PromptIR: Prompting for All-in-One Image Restoration

Authors: Vaishnav Potlapalli, Syed Waqas Zamir, Salman H. Khan, Fahad Shahbaz Khan

NeurIPS 2023 | Conference PDF | Archive PDF | Plain Text | LLM Run Details

Reproducibility Variable Result LLM Response
Research Type Experimental Our comprehensive experiments demonstrate the dynamic adaptation behavior of Prompt IR by achieving state-of-the-art performance on various image restoration tasks, including image denoising, deraining, and dehazing using only a unified Prompt IR model.
Researcher Affiliation Collaboration Mohamed bin Zayed University of AI, Core42, Linköping University
Pseudocode No The paper describes the architecture and processes using text and block diagrams (e.g., Figure 3, Figure B.1) but does not include any explicitly labeled 'Pseudocode' or 'Algorithm' blocks.
Open Source Code Yes Our code and pre-trained models are available here: https://github.com/va1shn9v/Prompt IR.
Open Datasets Yes For image denoising in the single-task setting, we use a combined set of BSD400 [1] and WED [40] datasets for training.

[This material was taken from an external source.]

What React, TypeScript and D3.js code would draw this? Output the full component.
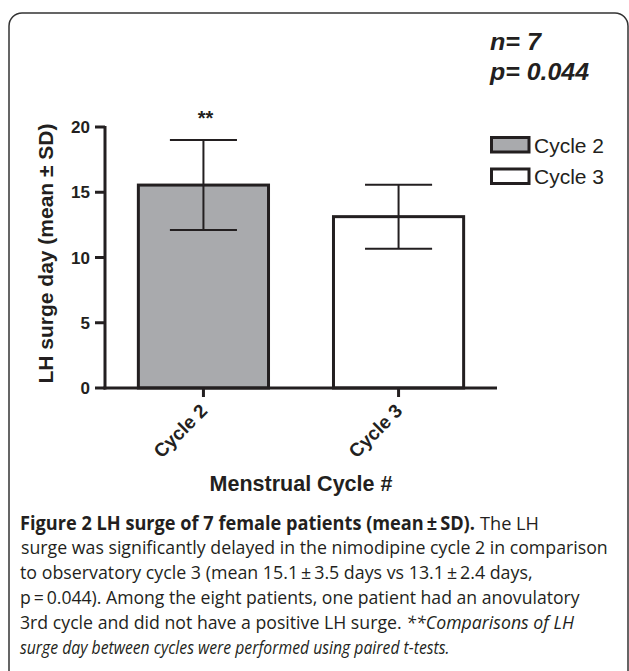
import React from "react";
import * as d3 from "d3";

const categories = ["Cycle 2", "Cycle 3"];
const means = [15.55, 13.13];
const sds = [3.45, 2.45];
const fills = ["#a9aaad", "#ffffff"];
const yTicks = [0, 5, 10, 15, 20];
const legendLabels = ["Cycle 2", "Cycle 3"];
const statLines = ["n= 7", "p= 0.044"];
const statWidths = [51, 99];

// caption lines: segments (text, style), start x and total target width
const captionLines = [
  [
    { t: "Figure 2 LH surge of 7 female patients (mean\u2009\u00b1\u2009SD). ", w: "bold" },
    { t: "The LH", w: "normal" },
  ],
  [{ t: "surge was significantly delayed in the nimodipine cycle 2 in comparison", w: "normal" }],
  [{ t: "to observatory cycle 3 (mean 15.1\u2009\u00b1\u20093.5 days vs 13.1\u2009\u00b1\u20092.4 days,", w: "normal" }],
  [{ t: "p\u2009=\u20090.044). Among the eight patients, one patient had an anovulatory", w: "normal" }],
  [
    { t: "3rd cycle and did not have a positive LH surge. ", w: "normal" },
    { t: "**Comparisons of LH", w: "italic" },
  ],
  [{ t: "surge day between cycles were performed using paired t-tests.", w: "italic" }],
];
const captionX = [20, 21, 20, 20, 20, 20];
const captionWidths = [519, 587, 513, 560, 554, 430];

const INK = "#231f20";
const SANS = "'Liberation Sans', Arial, Helvetica, sans-serif";
const CAP_FONT = "'Open Sans', 'Noto Sans', sans-serif";
const CAP_SIZE = 19;

let measureCtx: CanvasRenderingContext2D | null = null;
function measure(text: string, weight: string, style: string, size: number, family: string) {
  if (!measureCtx) {
    const c = document.createElement("canvas");
    measureCtx = c.getContext("2d");
  }
  if (!measureCtx) return text.length * size * 0.5;
  measureCtx.font = `${style} ${weight} ${size}px ${family}`;
  return measureCtx.measureText(text).width;
}

export default function App() {
  const y = d3.scaleLinear().domain([0, 20]).range([388, 127]);
  const x = d3
    .scaleBand<string>()
    .domain(categories)
    .range([105, 497])
    .paddingInner(0.333)
    .paddingOuter(0.171);
  const bw = x.bandwidth();

  return (
    <svg width={629} height={671} style={{ position: "absolute", left: 0, top: 0 }}>
      <rect x={0} y={0} width={629} height={671} fill="#fff" />
      <rect x={9} y={13} width={619} height={720} rx={13} ry={13} fill="none" stroke="#333" strokeWidth={1.5} />

      {/* stats */}
      {statLines.map((s, i) => {
        const nat = measure(s, "bold", "italic", 23, SANS);
        const sx = statWidths[i] / nat;
        return (
          <text
            key={s}
            transform={`translate(490,${50 + i * 30}) scale(${sx},1)`}
            fontFamily={SANS}
            fontWeight="bold"
            fontStyle="italic"
            fontSize={23}
            fill={INK}
          >
            {s}
          </text>
        );
      })}

      {/* bars */}
      {categories.map((c, i) => {
        const x0 = x(c)!;
        const cx = x0 + bw / 2;
        const top = y(means[i]);
        const hi = y(means[i] + sds[i]);
        const lo = y(means[i] - sds[i]);
        const capHalf = bw / 4 + 1;
        return (
          <g key={c}>
            <rect x={x0} y={top} width={bw} height={y(0) - top} fill={fills[i]} stroke={INK} strokeWidth={3} />
            <line x1={cx} x2={cx} y1={hi} y2={lo} stroke={INK} strokeWidth={2} />
            <line x1={cx - capHalf} x2={cx + capHalf} y1={hi} y2={hi} stroke={INK} strokeWidth={2} />
            <line x1={cx - capHalf} x2={cx + capHalf} y1={lo} y2={lo} stroke={INK} strokeWidth={2} />
            <line x1={cx} x2={cx} y1={y(0)} y2={y(0) + 9} stroke={INK} strokeWidth={3} />
            <text
              transform={`translate(${cx + 5},${y(0) + 24}) rotate(-45)`}
              textAnchor="end"
              fontFamily={SANS}
              fontWeight="bold"
              fontSize={19}
              fill={INK}
            >
              {c}
            </text>
          </g>
        );
      })}

      {/* significance */}
      <text x={x(categories[0])! + bw / 2 + 2} y={125} textAnchor="middle" fontFamily={SANS} fontWeight="bold" fontSize={20} fill={INK}>
        **
      </text>

      {/* y axis */}
      <line x1={105} x2={105} y1={y(20) - 1} y2={y(0) + 1.5} stroke={INK} strokeWidth={3} />
      {yTicks.map((t) => (
        <g key={t}>
          <line x1={95} x2={105} y1={y(t)} y2={y(t)} stroke={INK} strokeWidth={3} />
          <text x={90} y={y(t) + 6} textAnchor="end" fontFamily={SANS} fontWeight="bold" fontSize={17} fill={INK}>
            {t}
          </text>
        </g>
      ))}
      {/* x axis */}
      <line x1={103.5} x2={497} y1={y(0)} y2={y(0)} stroke={INK} strokeWidth={3} />

      <text
        transform={`translate(53,${(y(0) + y(20)) / 2 - 4}) rotate(-90)`}
        textAnchor="middle"
        fontFamily={SANS}
        fontWeight="bold"
        fontSize={21}
        fill={INK}
      >
        LH surge day (mean ± SD)
      </text>
      <text x={(105 + 497) / 2} y={491} textAnchor="middle" fontFamily={SANS} fontWeight="bold" fontSize={21.5} fill={INK}>
        Menstrual Cycle #
      </text>

      {/* legend */}
      {legendLabels.map((l, i) => (
        <g key={l}>
          <rect x={491.5} y={137.5 + i * 31.5} width={37.5} height={14.5} fill={fills[i]} stroke={INK} strokeWidth={3} />
          <text x={534} y={152.5 + i * 31} fontFamily={SANS} fontSize={21} fill={INK}>
            {l}
          </text>
        </g>
      ))}

      {/* caption */}
      {captionLines.map((line, i) => {
        const segs = line.map((seg) => {
          const weight = seg.w === "bold" ? "bold" : "normal";
          const style = seg.w === "italic" ? "italic" : "normal";
          return { ...seg, weight, style, nat: measure(seg.t, weight, style, CAP_SIZE, CAP_FONT) };
        });
        const total = segs.reduce((a, s) => a + s.nat, 0);
        const sx = captionWidths[i] / total;
        let cur = captionX[i];
        return segs.map((seg, j) => {
          const x0 = cur;
          cur += seg.nat * sx;
          return (
            <text
              key={`${i}-${j}`}
              transform={`translate(${x0},${529.5 + i * 24.9}) scale(${sx},1)`}
              fontFamily={CAP_FONT}
              fontSize={CAP_SIZE}
              fontWeight={seg.weight}
              fontStyle={seg.style}
              fill={INK}
            >
              {seg.t}
            </text>
          );
        });
      })}
    </svg>
  );
}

The BSD400 dataset contains 400 training images and the WED dataset has 4,744 images. For single-task image deraining, we use the Rain100L [65] dataset, which consists of 200 clean-rainy image pairs for training, and 100 pairs for testing. Finally, for image dehazing in the single-task setting, we utilize SOTS [31] dataset that contains 72,135 training images and 500 testing images.
Dataset Splits No The paper specifies training and testing datasets and their sizes, but does not explicitly mention the use or size of a separate validation set or how data was split for validation purposes.
Hardware Specification No The paper mentions 'The computational resources were provided by the National Academic Infrastructure for Supercomputing in Sweden (NAISS)... and by Berzelius resource,' but it does not specify concrete hardware details such as GPU models, CPU types, or memory configurations used for the experiments.
Software Dependencies No The paper does not list specific software dependencies with version numbers (e.g., Python 3.x, PyTorch 1.x, CUDA 11.x) that would be needed to reproduce the experiments.
Experiment Setup Yes The architecture of our Prompt IR consists of a 4-level encoder-decoder, with varying numbers of Transformer blocks at each level, specifically [4, 6, 6, 8] from level-1 to level-4. The total number of prompt components are 5. The model is trained with a batch size of 32 in the all-in-one setting, and with a batch of 8 in the single-task setting. The network is optimized with an L1 loss, and we use Adam optimizer (β1 = 0.9, β2 = 0.999) with learning rate 2e 4 for 200 epochs. During training, we utilize cropped patches of size 128 x 128 as input, and to augment the training data, random horizontal and vertical flips are applied to the input images.